KEEP IT SELVEDGE
The word selvedge comes from “self-edge” as the edge of the denim has a clean finish and comes on a 32” roll rather than the standard 62”roll. The edge is actually used in the jeans as an outseam (which you can show off by rakishly cuffing your jeans).
Selvedge jeans are carefully woven on old-fashioned shuttle looms that use one long, continuous thread. Once the thread reaches one side from the other, it loops back creating the selvage strip on one side. The red colored thread is a way mills would show their pride in the product and method, a tradition that continues today.
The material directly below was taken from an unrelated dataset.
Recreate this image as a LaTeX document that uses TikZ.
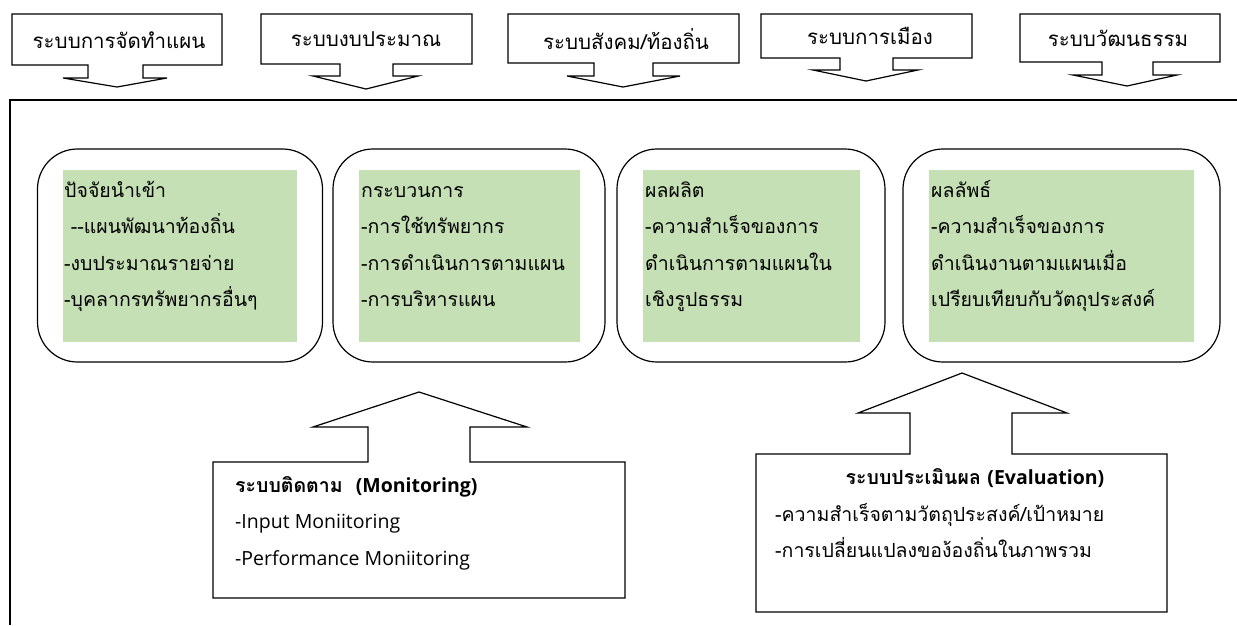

All denim used to be selvedge but the booming demand for jeans and denim in the 50s (brought on by movie stars like James Dean wearing them) meant jean makers needed a faster, more efficient method to meet demand. The switched from a shuttle loom to a projectile loom. In the late-70s and early 80s Japan went denim/America-crazy and Japanese brands started to produce selvedge jeans themselves, scooping up old shuttle looms. From here, denim-heads in the states were looking to Japan for the best selvedge denim.
Selvedge denim is a mix of quality, rarity, nostalgia, and personalization. Generally a pair of selvedge jean will last longer as they feature a tighter, denser weave, have more weight to them, provide better creasing over time, and produce a more personalized fit and feel for more character overall. Their substantial weight means they pair perfectly with a rugged tweed suit jacket, and a pair of chunky brogues.
How To Care For Selvedge
If you want to keep your selvedge jeans dark and protect those hard-earned creases, turn the jeans inside out and hand-wash them in the tub with cold water and detergent made for dark clothing. Hang them and drip-dry.